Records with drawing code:
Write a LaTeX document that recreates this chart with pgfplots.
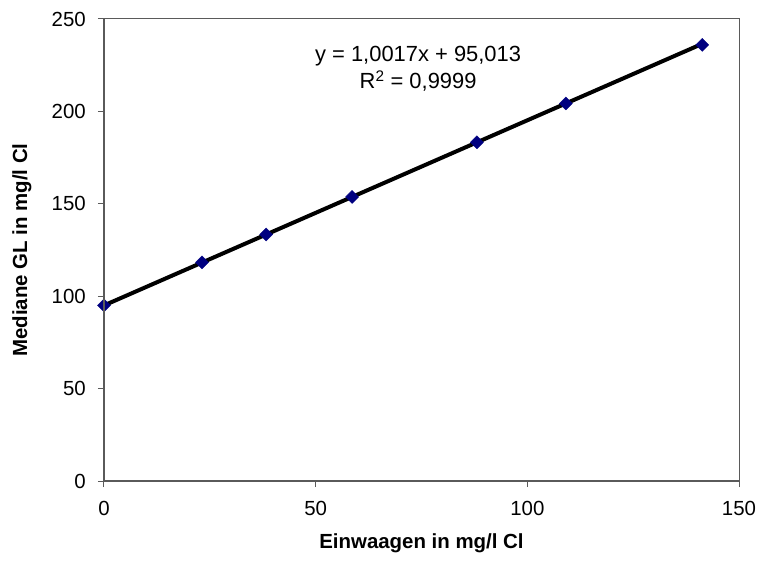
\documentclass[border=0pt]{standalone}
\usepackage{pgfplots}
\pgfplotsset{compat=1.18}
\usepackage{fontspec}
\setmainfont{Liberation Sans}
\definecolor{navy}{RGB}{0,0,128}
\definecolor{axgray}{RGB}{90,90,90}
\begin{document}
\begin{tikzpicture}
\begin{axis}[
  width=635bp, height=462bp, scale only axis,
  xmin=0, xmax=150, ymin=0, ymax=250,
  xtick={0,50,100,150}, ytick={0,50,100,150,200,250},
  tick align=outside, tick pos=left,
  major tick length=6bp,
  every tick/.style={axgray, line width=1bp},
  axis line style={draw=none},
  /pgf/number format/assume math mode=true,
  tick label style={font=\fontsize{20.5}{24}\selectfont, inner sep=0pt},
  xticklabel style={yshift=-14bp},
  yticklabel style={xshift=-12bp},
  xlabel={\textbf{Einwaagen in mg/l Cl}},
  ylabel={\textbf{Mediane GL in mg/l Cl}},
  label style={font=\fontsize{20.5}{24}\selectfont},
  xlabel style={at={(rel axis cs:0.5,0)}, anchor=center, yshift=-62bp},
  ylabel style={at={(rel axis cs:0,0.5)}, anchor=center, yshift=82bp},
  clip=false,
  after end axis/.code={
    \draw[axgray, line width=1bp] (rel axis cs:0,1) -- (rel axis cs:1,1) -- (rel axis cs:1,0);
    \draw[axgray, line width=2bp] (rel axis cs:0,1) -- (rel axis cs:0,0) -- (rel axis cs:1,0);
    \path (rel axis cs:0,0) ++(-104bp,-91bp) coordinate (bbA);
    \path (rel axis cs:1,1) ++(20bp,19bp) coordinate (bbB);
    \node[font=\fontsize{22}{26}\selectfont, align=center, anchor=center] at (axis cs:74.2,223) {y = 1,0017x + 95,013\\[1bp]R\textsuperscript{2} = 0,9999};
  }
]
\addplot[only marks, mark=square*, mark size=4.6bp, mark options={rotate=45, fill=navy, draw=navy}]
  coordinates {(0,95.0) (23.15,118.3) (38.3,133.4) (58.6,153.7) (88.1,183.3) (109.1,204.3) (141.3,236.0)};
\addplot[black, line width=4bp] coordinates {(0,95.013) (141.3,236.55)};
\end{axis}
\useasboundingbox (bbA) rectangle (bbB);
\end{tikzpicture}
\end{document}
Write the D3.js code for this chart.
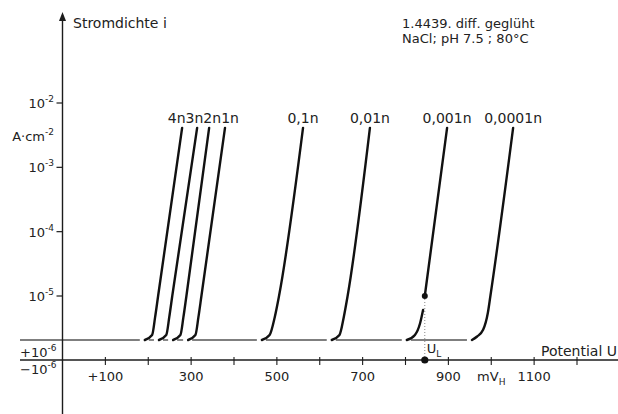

- _Written instruction_
Return all of the entries word for word, but omit the pictures.

- _Finished task_
Write a LaTeX document that recreates this chart with pgfplots.
\documentclass[border=0pt]{standalone}
\usepackage{pgfplots}
\pgfplotsset{compat=1.18}
\usepackage{fontspec}
\setmainfont{Liberation Sans}
\definecolor{navy}{RGB}{0,0,128}
\definecolor{axgray}{RGB}{90,90,90}
\begin{document}
\begin{tikzpicture}
\begin{axis}[
  width=635bp, height=462bp, scale only axis,
  xmin=0, xmax=150, ymin=0, ymax=250,
  xtick={0,50,100,150}, ytick={0,50,100,150,200,250},
  tick align=outside, tick pos=left,
  major tick length=6bp,
  every tick/.style={axgray, line width=1bp},
  axis line style={draw=none},
  /pgf/number format/assume math mode=true,
  tick label style={font=\fontsize{20.5}{24}\selectfont, inner sep=0pt},
  xticklabel style={yshift=-14bp},
  yticklabel style={xshift=-12bp},
  xlabel={\textbf{Einwaagen in mg/l Cl}},
  ylabel={\textbf{Mediane GL in mg/l Cl}},
  label style={font=\fontsize{20.5}{24}\selectfont},
  xlabel style={at={(rel axis cs:0.5,0)}, anchor=center, yshift=-62bp},
  ylabel style={at={(rel axis cs:0,0.5)}, anchor=center, yshift=82bp},
  clip=false,
  after end axis/.code={
    \draw[axgray, line width=1bp] (rel axis cs:0,1) -- (rel axis cs:1,1) -- (rel axis cs:1,0);
    \draw[axgray, line width=2bp] (rel axis cs:0,1) -- (rel axis cs:0,0) -- (rel axis cs:1,0);
    \path (rel axis cs:0,0) ++(-104bp,-91bp) coordinate (bbA);
    \path (rel axis cs:1,1) ++(20bp,19bp) coordinate (bbB);
    \node[font=\fontsize{22}{26}\selectfont, align=center, anchor=center] at (axis cs:74.2,223) {y = 1,0017x + 95,013\\[1bp]R\textsuperscript{2} = 0,9999};
  }
]
\addplot[only marks, mark=square*, mark size=4.6bp, mark options={rotate=45, fill=navy, draw=navy}]
  coordinates {(0,95.0) (23.15,118.3) (38.3,133.4) (58.6,153.7) (88.1,183.3) (109.1,204.3) (141.3,236.0)};
\addplot[black, line width=4bp] coordinates {(0,95.013) (141.3,236.55)};
\end{axis}
\useasboundingbox (bbA) rectangle (bbB);
\end{tikzpicture}
\end{document}
Write the D3.js code for this chart.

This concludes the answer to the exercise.